Translations in the coordinate plane involve shifting every point of a shape or graph by the same distance in one or more directions. This process is quite simple and can be visualized as sliding the whole graph horizontally, vertically, or both, without changing its shape or orientation.

• Horizontal Translation: Moves the graph left or right.
• Vertical Translation: Moves the graph up or down.
• Diagonal Translation: Moves the graph in both horizontal and vertical directions.

In our exercise, the graph described by the equation \(x^2 + y^2 = 100\) is a perfect circle centered at the origin (0,0) with a radius of 10. When discussing translations in this context, we refer to adjusting the position of this circle without altering its size or structure.
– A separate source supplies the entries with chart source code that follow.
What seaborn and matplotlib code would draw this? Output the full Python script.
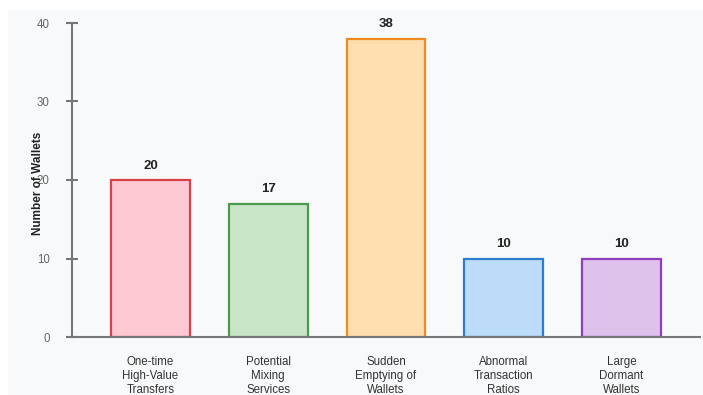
import matplotlib
matplotlib.use("Agg")
import matplotlib.pyplot as plt
from matplotlib.patches import Rectangle
import seaborn as sns
import pandas as pd

categories = ["One-time\nHigh-Value\nTransfers", "Potential\nMixing\nServices",
              "Sudden\nEmptying of\nWallets", "Abnormal\nTransaction\nRatios",
              "Large\nDormant\nWallets"]
values = [20, 17, 38, 10, 10]
fill_colors = ["#ffc9d3", "#c9e6c9", "#ffdeb0", "#bcdcfa", "#dec2ec"]
edge_colors = ["#d9404a", "#4c9a4c", "#f28a22", "#2d7dd2", "#8e3ec0"]
y_ticks = [0, 10, 20, 30, 40]

sns.set_theme(style="white")
plt.rcParams["font.family"] = ["Liberation Sans", "DejaVu Sans"]

W, H = 703, 395
fig = plt.figure(figsize=(W / 100, H / 100), dpi=100, facecolor="white")
bg = Rectangle((8 / W, 0), 1 - 8 / W, 1 - 10 / H,
               transform=fig.transFigure, facecolor="#f8f9fa",
               edgecolor="none", zorder=-10)
fig.add_artist(bg)
ax = fig.add_axes([72 / W, (H - 337) / H, (700 - 72) / W, (337 - 23) / H])
ax.set_zorder(1)
ax.set_facecolor("none")

df = pd.DataFrame({"cat": categories, "val": values})
sns.barplot(data=df, x="cat", y="val", hue="cat", palette=fill_colors,
            legend=False, width=0.67, ax=ax, saturation=1)
for p, ec in zip(ax.patches, edge_colors):
    p.set_edgecolor(ec)
    p.set_linewidth(1.6)

for i, v in enumerate(values):
    ax.annotate(str(v), (i, v), xytext=(0, 6), textcoords="offset points",
                ha="center", va="bottom", fontsize=9.5, fontweight="bold",
                color="#222222")

ax.set_xlim(-0.667, 4.667)
ax.set_ylim(0, 40)
ax.set_yticks(y_ticks)
ax.set_yticklabels([str(t) for t in y_ticks], color="#666666", fontsize=8.3)
ax.tick_params(axis="y", left=True, direction="inout", length=8, width=1.5,
               color="#777777", pad=12)
ax.tick_params(axis="x", bottom=False, length=0, pad=14, labelsize=8.3,
               labelcolor="#333333")
for lab in ax.get_xticklabels():
    lab.set_linespacing(1.22)

for s in ["top", "right"]:
    ax.spines[s].set_visible(False)
for s in ["left", "bottom"]:
    ax.spines[s].set_color("#777777")
    ax.spines[s].set_linewidth(1.5)

ax.set_xlabel("")
ax.set_ylabel("Number of Wallets", fontsize=8.5, fontweight="bold", color="#222222")
ax.yaxis.set_label_coords(-0.045, 0.49)

fig.savefig("out.png", dpi=100, facecolor="white")
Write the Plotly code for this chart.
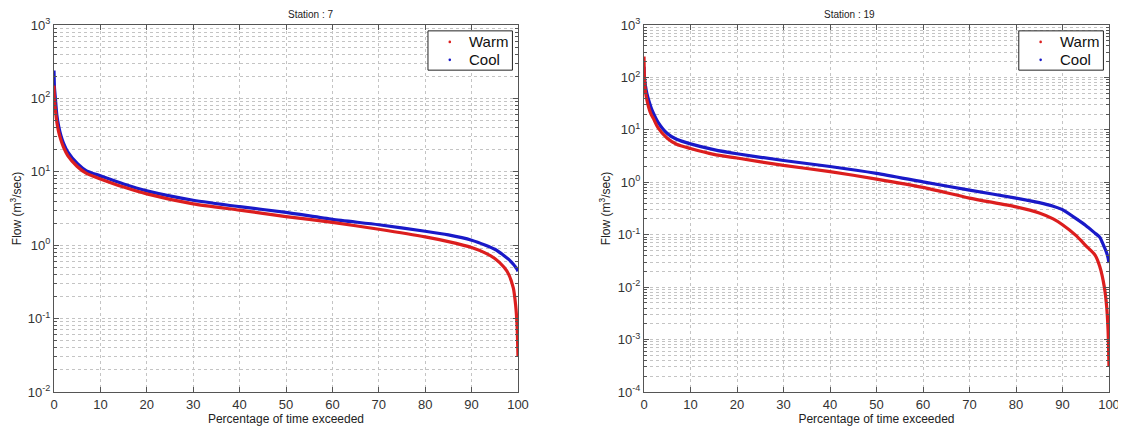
import plotly.graph_objects as go

# flow duration curves (percent exceeded vs flow m3/s)
pct7 = [0, 0.1, 0.3, 0.6, 1, 1.5, 2, 3, 5, 7, 10, 15, 20, 30, 40, 50, 60, 70,
        80, 85, 90, 93, 95, 97, 98, 99, 99.5, 99.8, 100]
warm7 = [150, 95, 70, 48, 35, 27, 22, 16.5, 11.8, 9.5, 8.0, 6.2, 5.0, 3.65, 3.0,
         2.45, 2.05, 1.65, 1.3, 1.12, 0.93, 0.78, 0.66, 0.5, 0.4, 0.26, 0.15, 0.08, 0.03]
cool7 = [240, 140, 100, 60, 42, 31, 25, 18.5, 13, 10.3, 8.8, 6.8, 5.5, 4.1, 3.35,
         2.8, 2.25, 1.9, 1.55, 1.38, 1.17, 1.0, 0.88, 0.72, 0.64, 0.55, 0.5, 0.47, 0.44]

pct19 = [0, 0.1, 0.3, 0.6, 1, 1.5, 2, 3, 5, 7, 10, 15, 20, 30, 40, 50, 60, 70,
         80, 85, 88, 90, 93, 95, 97, 98, 99, 99.5, 99.8, 100]
warm19 = [250, 90, 55, 38, 27, 20, 16.6, 11, 6.9, 5.3, 4.4, 3.4, 2.9, 2.1, 1.6,
          1.15, 0.8, 0.5, 0.34, 0.26, 0.2, 0.155, 0.095, 0.062, 0.041, 0.025,
          0.01, 0.0042, 0.0015, 0.0003]
cool19 = [160, 100, 70, 50, 37, 27, 21, 14, 8.5, 6.6, 5.4, 4.2, 3.5, 2.6, 2.0,
          1.48, 1.02, 0.71, 0.5, 0.41, 0.35, 0.3, 0.2, 0.15, 0.107, 0.09,
          0.058, 0.045, 0.036, 0.029]

titles = ["Station : 7", "Station : 19"]
series_names = ["Warm", "Cool"]
xticks = [0, 10, 20, 30, 40, 50, 60, 70, 80, 90, 100]

RED = "rgb(220,30,30)"
BLUE = "rgb(25,25,200)"
# page body has an 8px margin, so the figure is 8px smaller than the window
W, H = 1118, 421
FONT = "Liberation Sans, Arial, sans-serif"

fig = go.Figure()

panels = [
    (pct7, warm7, cool7, "x", "y", [46, 510], [-2, 3]),
    (pct19, warm19, cool19, "x2", "y2", [636, 1101], [-4, 3]),
]

for i, (p, wm, cl, xa, ya, xpix, yr) in enumerate(panels):
    fig.add_trace(go.Scatter(x=p, y=cl, mode="lines",
                             line=dict(color=BLUE, width=3.2, shape="spline", smoothing=0.6),
                             xaxis=xa, yaxis=ya, name="Cool"))
    fig.add_trace(go.Scatter(x=p, y=wm, mode="lines",
                             line=dict(color=RED, width=3.2, shape="spline", smoothing=0.6),
                             xaxis=xa, yaxis=ya, name="Warm"))

    dom = [xpix[0] / W, xpix[1] / W]
    decades = list(range(yr[0], yr[1] + 1))
    ax = dict(showline=True, linecolor="#555", linewidth=1, mirror="ticks",
              ticks="inside", ticklen=5, tickcolor="#555", automargin=False,
              showgrid=True, gridcolor="#c4c4c4", griddash="dot", gridwidth=1,
              zeroline=False, tickfont=dict(size=13, color="#333", family=FONT))
    xkey = "xaxis" if i == 0 else "xaxis2"
    ykey = "yaxis" if i == 0 else "yaxis2"
    fig.update_layout(**{
        xkey: dict(ax, domain=dom, range=[0, 100], tickvals=xticks, anchor=ya,
                   title=dict(text="Percentage of time exceeded", standoff=0,
                              font=dict(size=12, color="#222", family=FONT))),
        ykey: dict(ax, type="log", range=yr, anchor=xa,
                   tickvals=[10 ** d for d in decades],
                   ticktext=["10<sup>%d</sup>" % d for d in decades],
                   minor=dict(dtick="D1", ticks="inside", ticklen=3, tickcolor="#555",
                              showgrid=True, gridcolor="#c4c4c4", griddash="dot"),
                   title=dict(text="Flow (m<sup>3</sup>/sec)", standoff=4,
                              font=dict(size=12, color="#222", family=FONT))),
    })
    fig.add_annotation(text=titles[i], x=(xpix[0] + xpix[1]) / 2 / W, y=1,
                       xref="paper", yref="paper", yanchor="bottom", yshift=3,
                       showarrow=False, font=dict(size=10, color="#222", family=FONT))

    # matlab style legend box in the upper right corner
    xd, yd = xa + " domain", ya + " domain"
    fig.add_shape(type="rect", xref=xd, yref=yd, x0=0.806, x1=0.988, y0=0.877, y1=0.984,
                  line=dict(color="#222", width=1), fillcolor="white", layer="above")
    for j, (nm, col) in enumerate(zip(series_names, [RED, BLUE])):
        yy = 0.954 - j * 0.049
        fig.add_shape(type="circle", xref=xd, yref=yd, x0=-1.3, x1=1.3, y0=-1.3, y1=1.3,
                      xsizemode="pixel", ysizemode="pixel", xanchor=0.853, yanchor=yy,
                      line=dict(color=col, width=0), fillcolor=col, layer="above")
        fig.add_annotation(text=nm, xref=xd, yref=yd, x=0.890, y=yy, xanchor="left",
                           yanchor="middle", showarrow=False,
                           font=dict(size=15, color="#111", family=FONT))

fig.update_layout(width=W, height=H, margin=dict(l=0, r=0, t=17, b=37),
                  plot_bgcolor="white", paper_bgcolor="white",
                  font=dict(family=FONT), showlegend=False)

fig.write_html("out.html")
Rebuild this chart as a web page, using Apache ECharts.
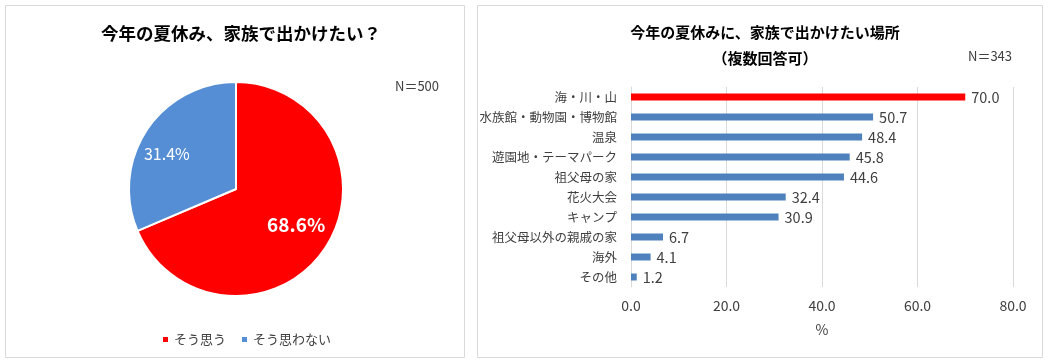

Simply put, the entire circle moves, but remains the same in every other aspect.

A downward translation involves shifting the graph of a function or equation downward by a certain number of units. This specifically affects the vertical position of the graph on the coordinate plane.

To do a downward translation, you typically adjust the \(y\) variable of the equation. For a translation that moves the graph down by \(k\) units, replace \(y\) with \(y - k\). Here, \(k\) represents the number of units the graph is being shifted down.

In our example, the equation \(x^2 + y^2 = 100\) undergoes a downward translation of 5 units. This transformation requires substituting \(y\) with \(y - 5\), yielding the new equation \(x^2 + (y - 5)^2 = 100\). This adjusts the position of the original circle, moving the center of the circle downward to \( (0, -5) \). The shape and size of the circle itself remain unchanged.

Transformations of functions are modifications that alter the position, size, or shape of a graph. These transformations include translations, reflections, rotations, and dilations. They are fundamental in understanding how algebraic changes affect the graphical representation of a given equation.

• Translations: Shift the graph up, down, left, or right.
• Reflections: Flip the graph over a specified axis.
• Rotations: Turn the graph around a point.
• Dilations: Resize the graph while maintaining shape proportions.

In handling transformations, particularly translations, it is essential to adjust the function's equation accordingly. Translating an equation like \(x^2 + y^2 = 100\) involves revising each instance of \(x\) and/or \(y\) according to the direction and magnitude of the shift. Translating down affects only the \(y\)-value, applying changes as demonstrated in the example discussed. This foundational understanding helps in analyzing and predicting the new positions and appearances of graphs across various transformations.